2. Popcount width is the other factor. Graviton4 has the same 8 cores as AMD yet ~half the funnel QPS (986 vs 2310) — because NEON CNT is 128-bit vs AVX-512 VPOPCNTDQ's 512-bit. Per-core: AVX-512 ≈ 2× NEON. This is "lever two" (the instruction, not the math) showing up as a purchasing decision.

So QPS ≈ cores × popcount-width. AMD wins by maxing both (8 × 512-bit). Intel: 4 × 512. Graviton4: 8 × 128. Apple M1 (the for-the-LOLs floor): 8 × 128 on a narrower consumer core, and on a dedicated host its $/QPS is 5× worse than c8a.

The right-sizing rule

QPS/$ ≈ C_isa · P / (N · price) → maximize cores × popcount-width per dollar:

Buy AVX-512 physical cores, not vCPUs. The densest-real-cores-per-dollar instance with VPOPCNTDQ wins. Here that's the AMD c-family.
Don't buy RAM you won't use. The hot scan footprint is 128 MB (codes); even with the f32 rerank store it's ~4 GB, far under any 2xlarge. Compute-optimized (least RAM/core, cheapest) beats general/memory — the spare DRAM on m/r is wasted spend.
The RAM slack is the IVF lever.

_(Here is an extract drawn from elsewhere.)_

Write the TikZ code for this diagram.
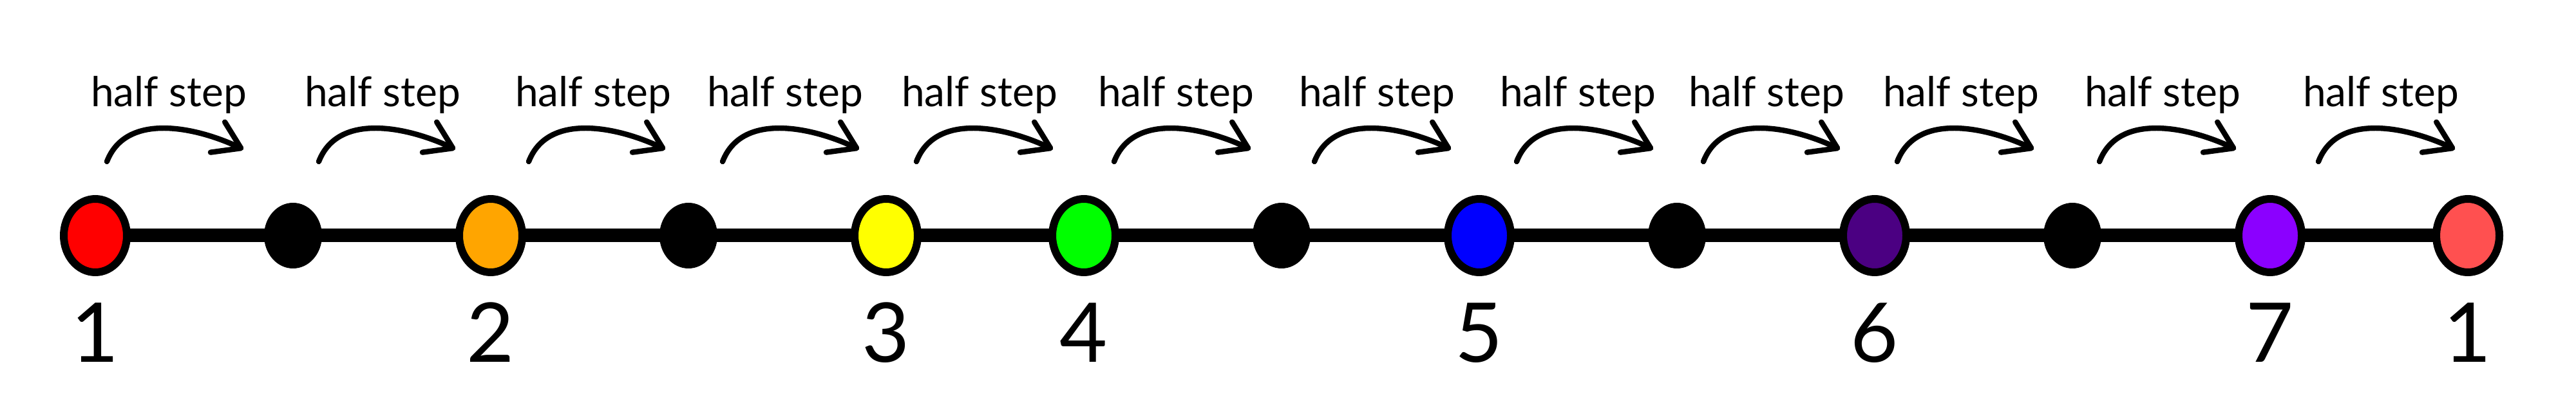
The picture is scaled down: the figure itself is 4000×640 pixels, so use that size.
\documentclass[tikz,border=0pt]{standalone}
\usepackage{fontspec}
\setmainfont{Lato}
\usetikzlibrary{arrows.meta,shapes.geometric}
\definecolor{cI}{HTML}{FF0000}
\definecolor{cII}{HTML}{FFA500}
\definecolor{cIII}{HTML}{FFFF00}
\definecolor{cIV}{HTML}{00FF00}
\definecolor{cV}{HTML}{0000FF}
\definecolor{cVI}{HTML}{4B0082}
\definecolor{cVII}{HTML}{8B00FF}
\definecolor{cVIII}{HTML}{FF5050}
\pgfdeclarelayer{paper}
\pgfdeclarelayer{lines}
\pgfsetlayers{paper,lines,main}
\begin{document}
\begin{tikzpicture}[x=0.25pt,y=-0.25pt,
  tone/.style={ellipse, draw=black, line width=3pt, fill=#1,
    minimum width=24.5pt, minimum height=28.5pt, inner sep=0pt},
  blackdot/.style={ellipse, fill=black, draw=none,
    minimum width=22.5pt, minimum height=25.5pt, inner sep=0pt},
  scaleline/.style={line width=5.25pt, black},
  degree/.style={anchor=base, font=\fontsize{32}{36}\selectfont, inner sep=0pt},
  steplabel/.style={anchor=base, font=\fontsize{16}{19}\selectfont, inner sep=0pt},
  steparrow/.style={line width=2.1pt, line cap=round,
    -{Straight Barb[length=10pt,width=13pt,round]}}
]
\begin{pgfonlayer}{paper}
\fill[white] (0,0) rectangle (4000,640);
\end{pgfonlayer}
\useasboundingbox (0,0) rectangle (4000,640);

% notes
\node[tone=cI]    (n0)  at (148,366) {};
\node[blackdot]   (n1)  at (455,366) {};
\node[tone=cII]   (n2)  at (762,366) {};
\node[blackdot]   (n3)  at (1069,366) {};
\node[tone=cIII]  (n4)  at (1376,366) {};
\node[tone=cIV]   (n5)  at (1683,366) {};
\node[blackdot]   (n6)  at (1990,366) {};
\node[tone=cV]    (n7)  at (2297,366) {};
\node[blackdot]   (n8)  at (2604,366) {};
\node[tone=cVI]   (n9)  at (2911,366) {};
\node[blackdot]   (n10) at (3218,366) {};
\node[tone=cVII]  (n11) at (3525,366) {};
\node[tone=cVIII] (n12) at (3832,366) {};

% line segments (behind the notes)
\begin{pgfonlayer}{lines}
\foreach \a/\b in {n0/n1,n1/n2,n2/n3,n3/n4,n4/n5,n5/n6,n6/n7,n7/n8,n8/n9,n9/n10,n10/n11,n11/n12}
  \draw[scaleline] (\a.center) -- (\b.center);
\end{pgfonlayer}

% degree numbers
\node[degree] (d1) at (148,562) {1};
\node[degree] (d2) at (762,562) {2};
\node[degree] (d3) at (1376,562) {3};
\node[degree] (d4) at (1683,562) {4};
\node[degree] (d5) at (2297,562) {5};
\node[degree] (d6) at (2911,562) {6};
\node[degree] (d7) at (3525,562) {7};
\node[degree] (d8) at (3832,562) {1};

% half step labels and arrows
\foreach \i/\lx/\sx in {1/262/166, 2/594/495, 3/921/821, 4/1219/1122, 5/1521/1423,
  6/1826/1730, 7/2138/2041, 8/2450/2355, 9/2743/2645, 10/3045/2946,
  11/3358/3260, 12/3697/3600} {
  \node[steplabel] (h\i) at (\lx,166) {half step};
  \coordinate (s\i) at (\sx,251);
  \coordinate (e\i) at ({\sx+212},232);
  \draw[steparrow] (s\i) .. controls +(30,-78) and +(-72,-34) .. (e\i);
}
\end{tikzpicture}
\end{document}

A box is CPU-bound with ~12–28 GB idle, so size the two axes independently: RAM holds the whole shard's cells (all resident, cheap), cores scan only the nprobe cells a query touches. Capacity is RAM-bound (huge); throughput is core-bound (P = QPS_target · N_scanned / C_isa). e.g. 10k QPS at N=1M on AVX-512 → ~35 cores ≈ 5× c8a, whose 80 GB could hold ~19× more corpus than it can scan hot. Scale cores for QPS; let spare RAM absorb more cells.

This updates the project's headline: on the best-value box the shipped engine does ~2310 QPS at 3.1 ms / 0.995 recall — the old ~960 was an Intel-core-count artifact, not the engine's ceiling.